In some cases, Barenboim's cavalier conducting vitiated the music's restless ambiguities and even undermined its structure. Take, for instance, the famous transition from the third to the fourth movements of Beethoven's Fifth, in which the timpani quietly beats out the symphony's signature rhythm as the strings create a harmonic haze, veiling both the downbeat and the key but exposing an unbearable tension. When the fourth movement arrives in a loud C-major spasm, it bursts through the scrim like a revelation, and the moment resolves the previous section even as it begins the next. Under Barenboim's baton, though, the transition merely purred innocuously like an idling car, as if biding its time until the fourth movement could get on its way.

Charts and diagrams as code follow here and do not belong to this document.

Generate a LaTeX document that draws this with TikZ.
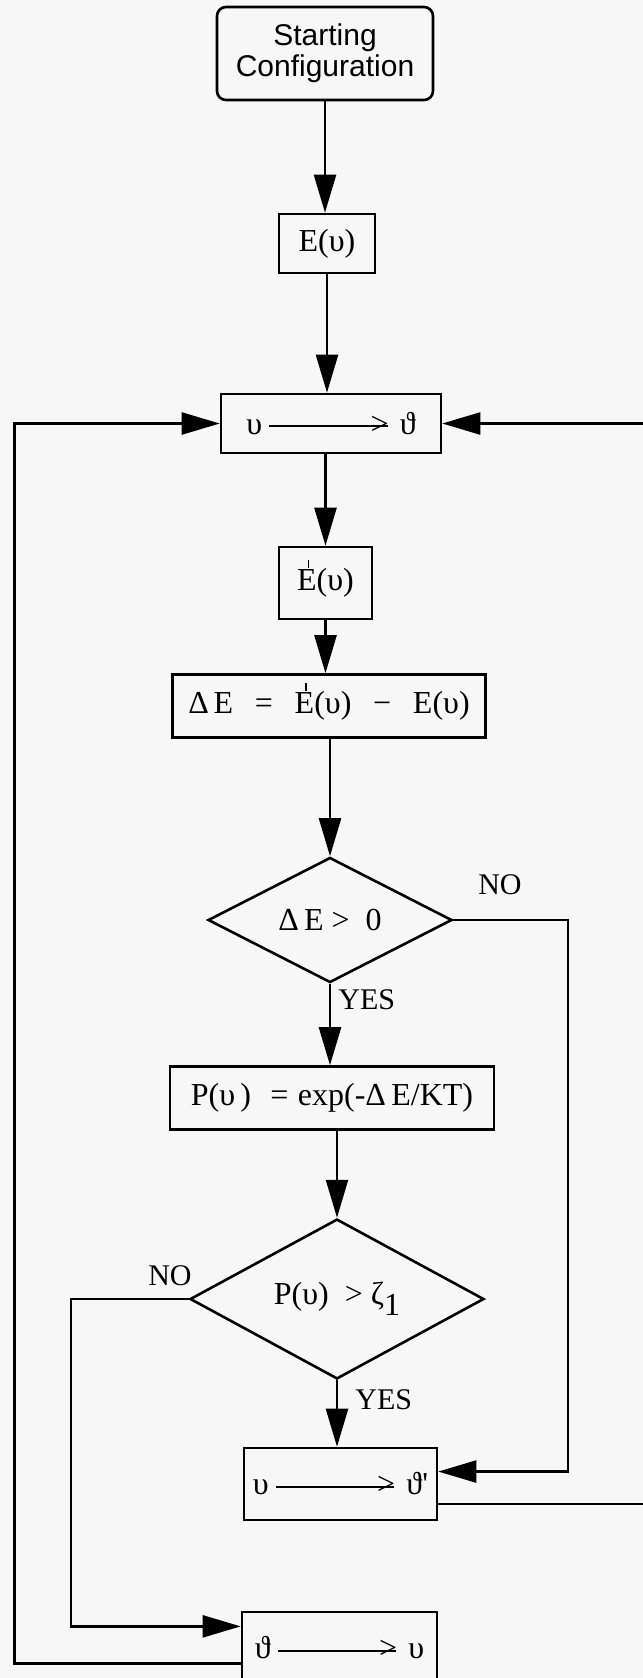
\documentclass[tikz,border=0pt]{standalone}
\usepackage{fontspec}
\setmainfont{Liberation Serif}
\newfontfamily\sansf{Liberation Sans}
\usetikzlibrary{shapes.geometric,arrows.meta,calc}
\newcommand\Eprime{\ooalign{E\cr\hfil\kern0.1em\rule[0.71em]{0.06em}{0.24em}\hfil\cr}}
\newcommand\longto{\hspace{0.22em}\rule[0.23em]{3.7em}{0.05em}\kern-0.53em>\hspace{0.35em}}
\newcommand\gap{\hspace{0.68em}}
\begin{document}
\begin{tikzpicture}[x=0.5pt,y=-0.5pt,
  txt/.style={font=\fontsize{16}{18}\selectfont},
  box/.style={draw,line width=1.3pt,inner sep=0pt,txt},
  dia/.style={draw,diamond,line width=1.3pt,inner sep=0pt,txt},
  arr/.style={line width=1.2pt,-{Triangle[length=19pt,width=11pt]}},
  conn/.style={line width=1.2pt},
  lab/.style={inner sep=0pt,font=\fontsize{15}{17}\selectfont}]
\useasboundingbox (0,0) rectangle (643,1678);
\clip (0,0) rectangle (643,1678);
\fill[black!3] (0,0) rectangle (643,1678);

\node[box,rounded corners=4.5pt,minimum width=108pt,minimum height=46.5pt,
      font=\sansf\fontsize{15}{15.5}\selectfont,align=center] (start) at (325,53.5) {Starting\\Configuration};
\node[box,minimum width=48pt,minimum height=29.5pt] (E) at (327,243.5) {E(υ)};
\node[box,minimum width=110pt,minimum height=29.5pt] (top) at (331,423.5) {υ\longto ϑ};
\node[box,minimum width=46.5pt,minimum height=36pt] (Ep) at (325.5,583) {\Eprime(υ)};
\node[box,minimum width=156.5pt,minimum height=31.5pt] (dE) at (329,706) {Δ\hspace{0.15em}E\gap=\gap\Eprime(υ)\gap−\gap E(υ)};
\node[dia,minimum width=122pt,minimum height=59pt] (D1) at (330,920) {Δ\,E~>~~0};
\node[box,minimum width=162pt,minimum height=31.5pt] (P) at (332,1098) {P(υ\,)\hspace{0.6em}=\hspace{0.3em}exp(-Δ\,E/KT)};
\node[dia,minimum width=147pt,minimum height=77pt] (D2) at (337,1299) {P(υ)~~>~ζ\raisebox{-0.35em}{1}};
\node[box,minimum width=96.5pt,minimum height=36pt] (vv) at (340.5,1484) {υ\longto ϑ\textquotesingle};
\node[box,minimum width=97.5pt,minimum height=36pt] (bot) at (339.5,1648) {ϑ\longto υ};

\node[lab] (no1) at (500,885) {NO};
\node[lab,anchor=west] (yes1) at (338,1000) {YES};
\node[lab] (no2) at (170,1276) {NO};
\node[lab,anchor=west] (yes2) at (355,1400) {YES};

\draw[arr] (start.south) -- (start.south |- E.north);
\draw[arr] (E.south) -- (E.south |- top.north);
\draw[arr] (top.south -| Ep.north) -- (Ep.north);
\draw[arr] (Ep.south) -- (Ep.south |- dE.north);
\draw[arr] (dE.south -| D1.north) -- (D1.north);
\draw[arr] (D1.south) -- (D1.south |- P.north);
\draw[arr] (P.south -| D2.north) -- (D2.north);
\draw[arr] (D2.south) -- (D2.south |- vv.north);

\coordinate (vvin) at ($(vv.north east)!0.333!(vv.south east)$);
\coordinate (vvout) at ($(vv.north east)!0.764!(vv.south east)$);
\coordinate (botin) at ($(bot.north west)!0.21!(bot.south west)$);
\coordinate (botout) at ($(bot.north west)!0.71!(bot.south west)$);
\coordinate (rx) at (568,0);
\coordinate (lx) at (71,0);
\coordinate (ox) at (14.5,0);
\coordinate (edgeR) at (650,0);

\draw[arr] (D1.east) -| (rx |- vvin) -- (vvin);
\draw[conn] (vvout) -- (vvout -| edgeR);
\draw[arr] (top.east -| edgeR) -- (top.east);
\draw[arr] (D2.west) -| (lx |- botin) -- (botin);
\draw[arr] (botout) -| (ox |- top.west) -- (top.west);
\end{tikzpicture}
\end{document}
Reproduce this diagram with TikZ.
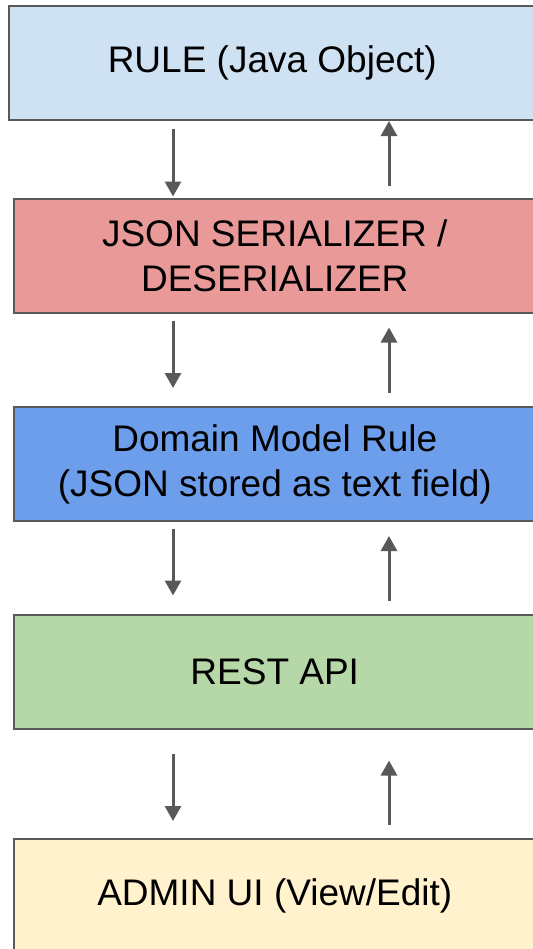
\documentclass[tikz,border=0pt]{standalone}
\usepackage{fontspec}
\setmainfont{Liberation Sans}
\usetikzlibrary{arrows.meta}
\definecolor{bordergray}{HTML}{595959}
\definecolor{arrowgray}{HTML}{595959}
\definecolor{c1}{HTML}{CFE2F3}
\definecolor{c2}{HTML}{EA9999}
\definecolor{c3}{HTML}{6D9EEB}
\definecolor{c4}{HTML}{B6D7A8}
\definecolor{c5}{HTML}{FFF2CC}
\tikzset{
  layerbox/.style={draw=bordergray, line width=2bp, rectangle, inner sep=0pt,
    minimum height=114bp, align=center, text=black,
    font=\fontsize{37bp}{45bp}\selectfont},
  arr/.style={draw=arrowgray, line width=3bp,
    -{Triangle[width=16bp,length=15bp]}}
}
\begin{document}
\begin{tikzpicture}[x=1bp,y=-1bp]
\useasboundingbox (0,0) rectangle (533,949);
\clip (0,0) rectangle (533,949);
\fill[white] (0,0) rectangle (533,949);
\node[layerbox, fill=c1, minimum width=527bp] (rule) at (272.25,63) {RULE (Java Object)};
\node[layerbox, fill=c2, minimum width=522bp] (json) at (274.75,255.5) {JSON SERIALIZER /\\DESERIALIZER};
\node[layerbox, fill=c3, minimum width=522bp] (dom) at (274.75,464) {Domain Model Rule\\(JSON stored as text field)};
\node[layerbox, fill=c4, minimum width=522bp] (rest) at (274.75,671.5) {REST API};
\node[layerbox, fill=c5, minimum width=522bp] (admin) at (274.75,896) {ADMIN UI (View/Edit)};
\coordinate (dx) at (173,0);
\coordinate (ux) at (389,0);
% down arrows
\draw[arr] ([yshift=-8bp]rule.south -| dx) -- ([yshift=1bp]json.north -| dx);
\draw[arr] ([yshift=-7bp]json.south -| dx) -- ([yshift=18bp]dom.north -| dx);
\draw[arr] ([yshift=-7bp]dom.south -| dx) -- ([yshift=18bp]rest.north -| dx);
\draw[arr] ([yshift=-24bp]rest.south -| dx) -- ([yshift=17bp]admin.north -| dx);
% up arrows
\draw[arr] ([yshift=12bp]json.north -| ux) -- (rule.south -| ux);
\draw[arr] ([yshift=13bp]dom.north -| ux) -- ([yshift=-14bp]json.south -| ux);
\draw[arr] ([yshift=13bp]rest.north -| ux) -- ([yshift=-14bp]dom.south -| ux);
\draw[arr] ([yshift=13bp]admin.north -| ux) -- ([yshift=-31bp]rest.south -| ux);
\end{tikzpicture}
\end{document}
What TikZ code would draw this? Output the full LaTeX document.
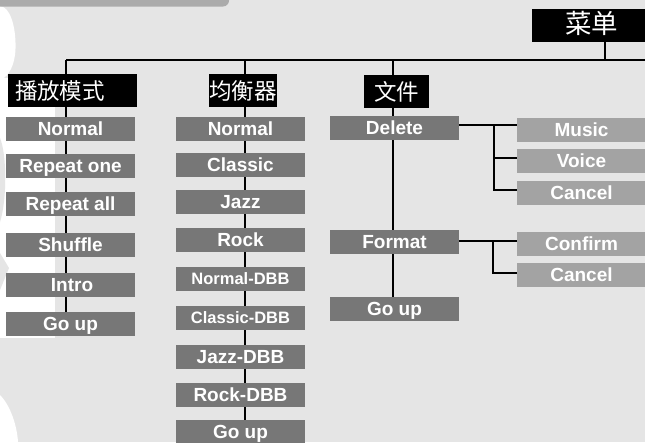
\documentclass[tikz,border=0pt]{standalone}
\usepackage{fontspec}
\setmainfont{Liberation Sans}
\newfontfamily\cjk{Noto Sans CJK SC}
\pgfdeclarelayer{deco}
\pgfdeclarelayer{wires}
\pgfsetlayers{deco,wires,main}
\definecolor{bgc}{HTML}{E5E5E5}
\definecolor{dk}{HTML}{777777}
\definecolor{lt}{HTML}{A3A3A3}
\definecolor{band}{HTML}{ABABAB}
\begin{document}
\begin{tikzpicture}[x=1pt,y=-1pt,
  item/.style={fill=dk,text=white,font=\fontsize{19}{19}\selectfont\bfseries,
    minimum width=129pt,minimum height=24pt,inner sep=0pt,text height=13.4pt,text depth=0pt},
  narrow/.style={font=\fontsize{16.5}{16.5}\selectfont\bfseries,text height=11.8pt},
  sub/.style={item,fill=lt},
  head/.style={fill=black,text=white,font=\cjk\fontsize{22.5}{22.5}\selectfont,
    inner sep=0pt,text height=17pt,text depth=0pt,minimum height=33pt},
  wire/.style={line width=1.5pt,black}]
\useasboundingbox (0,0) rectangle (645,442);
\begin{pgfonlayer}{deco}
  \fill[bgc] (0,0) rectangle (645,442);
  \fill[white] (0,6) .. controls (14,8) and (17,40) .. (15,55) .. controls (13,70) and (6,78) .. (0,80) -- cycle;
  \fill[white] (0,78) rectangle (55,338);
  \fill[bgc] (0,138) .. controls (7,155) and (7,200) .. (0,222) -- cycle;
  \fill[bgc] (0,253) -- (9,268) -- (0,290) -- cycle;
  \fill[white] (0,395) .. controls (10,405) and (17,425) .. (18,442) -- (0,442) -- cycle;
  \fill[band,rounded corners=6pt] (-12,-12) rectangle (229,6.5);
\end{pgfonlayer}

% headers
\node[head,minimum width=119pt] (menu) at (591.5,25) {\fontsize{26.5}{26.5}\selectfont 菜单};
\node[head,text width=115pt,inner xsep=7pt,align=left] (play) at (72.5,90.5) {播放模式};
\node[head,minimum width=68pt] (eq) at (243,90.5) {均衡器};
\node[head,minimum width=65pt] (file) at (396.5,91.5) {文件};

% left column
\node[item] (l1) at (70.5,129) {Normal};
\node[item] (l2) at (70.5,166) {Repeat one};
\node[item] (l3) at (70.5,203.5) {Repeat all};
\node[item] (l4) at (70.5,245) {Shuffle};
\node[item] (l5) at (70.5,285) {\hspace*{3pt}Intro};
\node[item] (l6) at (70.5,324) {Go up};

% middle column
\node[item] (m1) at (240.5,129) {Normal};
\node[item] (m2) at (240.5,165) {Classic};
\node[item] (m3) at (240.5,202) {Jazz};
\node[item] (m4) at (240.5,240) {Rock};
\node[item,narrow] (m5) at (240.5,279) {Normal-DBB};
\node[item,narrow] (m6) at (240.5,318) {Classic-DBB};
\node[item] (m7) at (240.5,357) {Jazz-DBB};
\node[item] (m8) at (240.5,395) {Rock-DBB};
\node[item] (m9) at (240.5,432) {Go up};

% right column
\node[item] (del) at (394.5,128) {Delete};
\node[item] (fmt) at (394.5,242) {Format};
\node[item] (fgo) at (394.5,309) {Go up};

% sub items
\node[sub] (mus) at (581.5,130) {Music};
\node[sub] (voi) at (581.5,161) {Voice};
\node[sub] (can1) at (581.5,192.5) {Cancel};
\node[sub] (con) at (581.5,244) {Confirm};
\node[sub] (can2) at (581.5,275) {Cancel};

\begin{pgfonlayer}{wires}
  \coordinate (L) at (66,60);
  \coordinate (M) at (245,60);
  \coordinate (R) at (393,60);
  \coordinate (E) at (645,60);
  \coordinate (T) at (605,60);
  \draw[wire] (L) -- (E);
  \draw[wire] (menu.south -| T) -- (T);
  \draw[wire] (L) -- (L |- l6.north);
  \draw[wire] (M) -- (M |- m9.north);
  \draw[wire] (R) -- (R |- fgo.north);
  \coordinate (dJ) at (494,125);
  \coordinate (fJ) at (493,241);
  \draw[wire] (del.east |- dJ) -- (mus.west |- dJ);
  \draw[wire] (dJ) |- ([yshift=3pt]voi.west);
  \draw[wire] (dJ) |- ([yshift=2.5pt]can1.west);
  \draw[wire] (fmt.east |- fJ) -- (con.west |- fJ);
  \draw[wire] (fJ) |- ([yshift=2pt]can2.west);
\end{pgfonlayer}
\end{tikzpicture}
\end{document}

Neither Mozart nor Bruckner fared better on the following night. Mozart's Symphony No. 29 in A major, K. 201, written when the composer was 18, sounded positively middle-aged. So, too, did Bruckner's Symphony No. 9, left incomplete when the composer died at 72, aspiring to a musical transfiguration that the Vienna burghers denied him.

Bruckner built his cathedral-like musical structure from audible building blocks - phrases that repeat, climbing the scale in an ever-intensifying sequence, until they arrive at those brassy climaxes with the power of a wrecking ball, crumble, and then begin again. In Barenboim's hands, though, the work proceeded with all the excitement of road construction.

The Vienna Philharmonic is a magnificent ensemble that the right conductor can ignite, but these concerts showed that it can also suffer from a sort of plump and clubby complacency - nothing that a few women in its ranks couldn't cure.